How do I maximize business tax deductions?
Maximize business deductions by tracking every ordinary and necessary expense throughout the year, accelerating equipment purchases under Section 179, funding a retirement plan, and ensuring your home office and vehicle deductions are properly documented. Good records are the prerequisite for every deduction.
The IRS allows businesses to deduct all "ordinary and necessary" expenses of operating a trade or business under IRC Section 162. An ordinary expense is common in your field; a necessary expense is helpful and appropriate. Maximizing deductions is not aggressive tax strategy — it is claiming what the tax code already permits, with documentation to prove it. This is general education; consult a licensed CPA or enrolled agent for your specific situation.
Track expenses in real time, not at year-end
The single highest-leverage habit: record every business expense when it occurs. Reconstruct records at tax time routinely miss deductible items. Use a dedicated business bank account and credit card so business and personal spending never mix. Every receipt and invoice should be saved — the IRS may audit up to three years back (six if income is substantially understated). See IRS Publication 583 (Starting a Business and Keeping Records) for required record-keeping standards.
Section 179: accelerate equipment deductions
Instead of depreciating equipment over several years, Section 179 lets eligible businesses deduct the full purchase price in the year the asset is placed in service, up to the annual limit set by the IRS (see current limit at IRS Publication 946). Qualifying property includes machinery, computers, office furniture, and most business vehicles. Bonus depreciation may allow additional first-year deductions beyond the Section 179 cap — your CPA can calculate the optimal combination.
Retirement plan contributions: the largest recurring deduction
- SEP-IRA: Allows contributions up to 25% of net self-employment income, with a high annual cap. Contributions are deductible as a Schedule 1 adjustment. See IRS Publication 560.
- Solo 401(k): Available to self-employed individuals with no full-time employees; allows both employee-side and employer-side contributions for a combined limit that typically exceeds the SEP-IRA cap. Roth option available.
- SIMPLE IRA: For businesses with up to 100 employees — employer contributions are fully deductible.
Home office, vehicle, and health insurance
- Home office: Deductible if used exclusively and regularly for business. Simplified method: $5/sq ft up to 300 sq ft. Actual method: allocate real expenses by the percentage of your home used for business. See IRS Publication 587.

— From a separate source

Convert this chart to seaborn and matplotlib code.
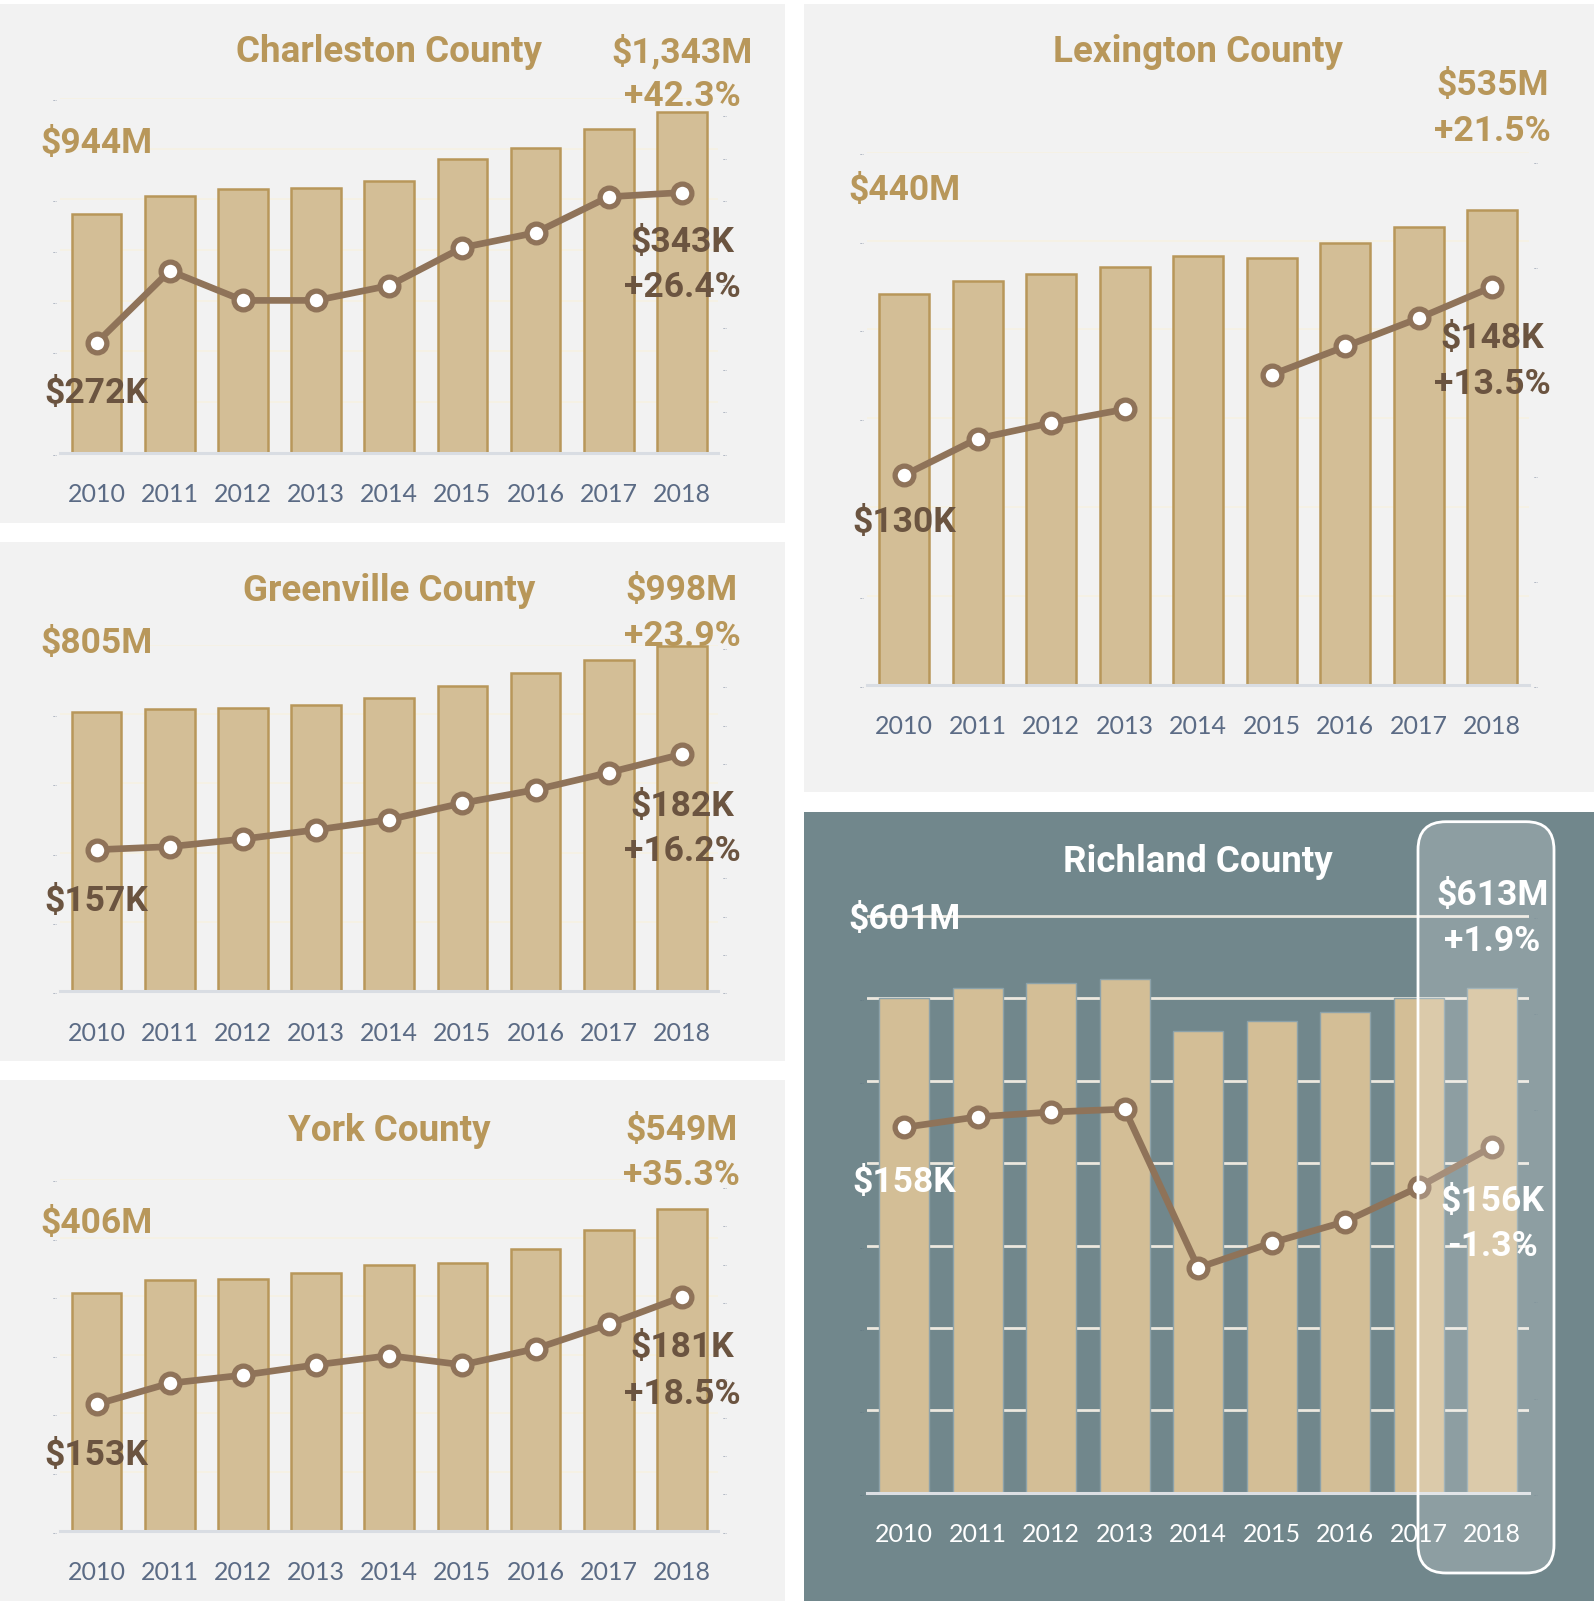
import numpy as np
import pandas as pd
import matplotlib
matplotlib.use("Agg")
import matplotlib.pyplot as plt
import seaborn as sns
from matplotlib.patches import Rectangle, FancyBboxPatch
from matplotlib.transforms import IdentityTransform

sns.set_style("white")
plt.rcParams['font.family'] = ['Lato', 'DejaVu Sans']
BOLD_FAMILY = ['Roboto', 'Lato', 'DejaVu Sans']

# ---------------- data ----------------
years = [2010, 2011, 2012, 2013, 2014, 2015, 2016, 2017, 2018]
year_labels = [str(y) for y in years]

charleston_sales = [943, 1012, 1040, 1044, 1072, 1161, 1201, 1278, 1343]
charleston_price = [272, 306, 292, 292, 299, 317, 324, 341, 343]
greenville_sales = [805, 814, 817, 826, 847, 882, 918, 956, 998]
greenville_price = [157, 157.8, 159.8, 162.2, 164.9, 169.2, 172.7, 177.2, 182]
york_sales = [406, 427, 430, 439, 453, 457, 481, 513, 549]
york_price = [153, 158.5, 160.6, 163.3, 165.7, 163.3, 167.5, 173.9, 181]
lexington_sales = [440, 454, 462, 470, 483, 480, 497, 515, 535]
lexington_price = [130, 133.5, 135, 136.3, np.nan, 139.6, 142.3, 145, 148]
richland_sales = [601, 612, 619, 624, 560, 572, 583, 601, 613]
richland_price = [158, 159.1, 159.6, 159.9, 143.4, 146.0, 148.2, 151.8, 156]

titles = ['Charleston County', 'Greenville County', 'York County',
          'Lexington County', 'Richland County']
sales_first_labels = ['$944M', '$805M', '$406M', '$440M', '$601M']
sales_last_labels = ['$1,343M', '$998M', '$549M', '$535M', '$613M']
sales_change_labels = ['+42.3%', '+23.9%', '+35.3%', '+21.5%', '+1.9%']
price_first_labels = ['$272K', '$157K', '$153K', '$130K', '$158K']
price_last_labels = ['$343K', '$182K', '$181K', '$148K', '$156K']
price_change_labels = ['+26.4%', '+16.2%', '+18.5%', '+13.5%', '-1.3%']

sales_series = [charleston_sales, greenville_sales, york_sales, lexington_sales, richland_sales]
price_series = [charleston_price, greenville_price, york_price, lexington_price, richland_price]

left_ticks = [list(range(0, 1401, 200)), list(range(0, 1001, 200)), list(range(0, 601, 100)),
              list(range(0, 601, 100)), list(range(0, 701, 100))]
right_ticks = [list(range(220, 381, 20)), list(range(120, 211, 10)), list(range(120, 211, 10)),
               list(range(110, 161, 10)), list(range(120, 181, 10))]

# ---------------- layout (pixels, y from top) ----------------
W, H = 1594, 1601
layout = [
    dict(panel=(0, 4, 785, 522.7), ax=(60, 98, 718.5, 452.7), ylim=(0, 1400), ylim2=(220, 387.7),
         title=(389, 48), ys=(140, 48, 93, 390, 239, 284), dark=False),
    dict(panel=(0, 542, 785, 1061), ax=(60, 645, 718.5, 991), ylim=(0, 1000), ylim2=(120, 210.6),
         title=(389, 587), ys=(640, 587, 633, 898, 802.7, 847.7), dark=False),
    dict(panel=(0, 1080, 785, 1601), ax=(60, 1179, 718.5, 1530.7), ylim=(0, 600), ylim2=(120, 211.8),
         title=(389, 1127), ys=(1220, 1127, 1172, 1452, 1343.6, 1390.6), dark=False),
    dict(panel=(804, 4, 1594, 791.7), ax=(867.3, 151.8, 1529, 684.6), ylim=(0, 600), ylim2=(110, 160.9),
         title=(1198, 48), ys=(187, 82, 128, 519, 335, 381), dark=False),
    dict(panel=(804, 812, 1594, 1601), ax=(867.3, 914, 1529, 1492.7), ylim=(0, 702.4), ylim2=(120, 180.2),
         title=(1198, 858), ys=(916, 891.6, 937.6, 1179, 1198.4, 1243.4), dark=True),
]

LIGHT_BG = '#f2f2f2'
DARK_BG = '#71878c'
BAR_FILL = '#d3be96'
BAR_EDGE = '#b8975a'
GOLD = '#b8975a'
BROWN_TXT = '#6b5440'
LINE_C = '#8f7359'
XLAB = '#5b6b85'

fig = plt.figure(figsize=(W / 100, H / 100), dpi=100)
fig.patch.set_facecolor('white')


def fy(y):
    return 1 - y / H


for i in range(5):
    L = layout[i]
    dark = L['dark']
    x0, y0, x1, y1 = L['panel']
    fig.add_artist(Rectangle((x0 / W, fy(y1)), (x1 - x0) / W, (y1 - y0) / H,
                             transform=fig.transFigure, facecolor=DARK_BG if dark else LIGHT_BG,
                             edgecolor='none', zorder=-10))
    ax0, ay0, ax1, ay1 = L['ax']
    ax = fig.add_axes([ax0 / W, fy(ay1), (ax1 - ax0) / W, (ay1 - ay0) / H])
    ax.set_facecolor('none')

    df = pd.DataFrame({'pos': np.arange(9), 'sales': sales_series[i]})
    sns.barplot(data=df, x='pos', y='sales', ax=ax, color=BAR_FILL, saturation=1,
                edgecolor='#8ca2aa' if dark else BAR_EDGE, linewidth=1.0 if dark else 1.8,
                width=0.68, errorbar=None, zorder=2)
    ax.set_ylim(*L['ylim'])
    ax.set_yticks(left_ticks[i])
    ax.set_yticklabels(['...'] * len(left_ticks[i]))
    ax.tick_params(axis='y', length=0, labelsize=5, pad=2,
                   labelcolor='#627883' if dark else '#97a0b0')
    ax.set_xticks(range(9))
    ax.set_xticklabels(year_labels)
    ax.tick_params(axis='x', length=0, pad=22, labelsize=18,
                   labelcolor='white' if dark else XLAB)
    ax.set_xlabel('')
    ax.set_ylabel('')
    for s in ['top', 'left', 'right']:
        ax.spines[s].set_visible(False)
    ax.spines['bottom'].set_color('#dcdfe3' if dark else '#d9dde3')
    ax.spines['bottom'].set_linewidth(2.2)
    ax.set_axisbelow(True)
    if dark:
        ax.yaxis.grid(True, color='#ece8df', linewidth=2)
    else:
        ax.yaxis.grid(True, color='#f6f1e3', linewidth=1.2)
    ax.xaxis.grid(False)

    ax2 = ax.twinx()
    ax2.set_facecolor('none')
    pr = np.array(price_series[i], dtype=float)
    idx = np.arange(9)
    valid = ~np.isnan(pr)
    # split into contiguous segments (gap where data is missing)
    segs = []
    cur = []
    for k in range(9):
        if valid[k]:
            cur.append(k)
        elif cur:
            segs.append(cur)
            cur = []
    if cur:
        segs.append(cur)
    for seg in segs:
        sns.lineplot(x=idx[seg], y=pr[seg], ax=ax2, color=LINE_C, linewidth=4.8,
                     marker='o', markersize=13.5, markerfacecolor='white',
                     markeredgecolor=LINE_C, markeredgewidth=3.8, zorder=3)
    ax2.set_ylim(*L['ylim2'])
    ax2.set_yticks(right_ticks[i])
    ax2.set_yticklabels(['...'] * len(right_ticks[i]))
    ax2.tick_params(axis='y', length=0, labelsize=5, pad=3,
                    labelcolor='#627883' if dark else '#97a0b0')
    ax2.set_ylabel('')
    ax2.grid(False)
    for s in ['top', 'left', 'right', 'bottom']:
        ax2.spines[s].set_visible(False)
    ax.set_xlim(-0.5, 8.5)

    # texts
    tcol = 'white' if dark else GOLD
    pcol = 'white' if dark else BROWN_TXT
    fig.text(L['title'][0] / W, fy(L['title'][1]), titles[i], ha='center', va='center_baseline',
             fontsize=26.5, fontweight='bold', color=tcol, family=BOLD_FAMILY)
    ys = L['ys']
    common = dict(xycoords=('data', 'figure fraction'), ha='center', va='center_baseline',
                  fontsize=25.5, fontweight='bold', zorder=6, family=BOLD_FAMILY)
    ax.annotate(sales_first_labels[i], xy=(0, fy(ys[0])), color=tcol, **common)
    ax.annotate(sales_last_labels[i], xy=(8, fy(ys[1])), color=tcol, **common)
    ax.annotate(sales_change_labels[i], xy=(8, fy(ys[2])), color=tcol, **common)
    ax2.annotate(price_first_labels[i], xy=(0, fy(ys[3])), color=pcol, **common)
    ax2.annotate(price_last_labels[i], xy=(8, fy(ys[4])), color=pcol, **common)
    ax2.annotate(price_change_labels[i], xy=(8, fy(ys[5])), color=pcol, **common)

# highlight box around Richland 2018
hx0, hy0, hx1, hy1 = 1418, 821.7, 1554, 1573
fig.add_artist(FancyBboxPatch((hx0, H - hy1), hx1 - hx0, hy1 - hy0,
                              boxstyle='round,pad=0,rounding_size=28',
                              transform=IdentityTransform(), facecolor=(1, 1, 1, 0.2),
                              edgecolor='white', linewidth=2, zorder=5))

fig.savefig('out.png', dpi=100, facecolor='white')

- Vehicle: Deduct actual business-use expenses (fuel, insurance, maintenance) allocated to the business-use percentage, or use the IRS standard mileage rate. Keep a mileage log with date, destination, and business purpose for every trip.
- Self-employed health insurance: 100% of premiums for health, dental, and vision for yourself and your family are deductible as a Schedule 1 above-the-line adjustment — reducing AGI even if you take the standard deduction.
Other commonly missed deductions
- Professional services: attorney, accountant, and consultant fees for business purposes — fully deductible.
- Business loan interest: interest on loans used for business is deductible under IRC Section 163 (subject to limitations for larger businesses).
- Qualified Business Income (QBI) deduction: pass-through business owners may deduct up to 20% of qualified business income under Section 199A — applies automatically if eligible, no additional action required.
- Education and professional development: courses, books, and certifications that maintain or improve skills required in your current trade are deductible.
- Bad debts: if you use accrual accounting and a client never pays an invoice you already recognized as income, you may be able to deduct the amount as a business bad debt.
IRS deduction facts
- Businesses may deduct all ordinary and necessary expenses paid or incurred during the tax year in carrying on a trade or business, under IRC Section 162. — IRS Publication 535 — Business Expenses
- Section 179 allows businesses to deduct the full purchase price of qualifying equipment placed in service during the year, up to the annual limit, rather than depreciating it over multiple years. — IRS Publication 946
- Self-employed individuals may deduct contributions to a SEP-IRA, SIMPLE IRA, or qualified plan as an above-the-line deduction on Schedule 1, reducing adjusted gross income. — IRS Publication 560
- The home office deduction requires the space be used regularly and exclusively for business; the simplified method allows $5 per square foot for up to 300 square feet. — IRS Publication 587
Key takeaways
- Track expenses year-round in a dedicated business account — don't reconstruct at tax time.
- Section 179 lets you deduct the full cost of equipment in year one instead of depreciating it over several years.
- Retirement plan contributions (SEP-IRA, Solo 401(k)) are among the largest available deductions for self-employed owners.
- Home office, vehicle, and self-employed health insurance deductions are real but require consistent documentation.
- Consult a licensed CPA or enrolled agent — the QBI deduction, Section 179 limits, and bonus depreciation rules change and interact in ways worth getting right.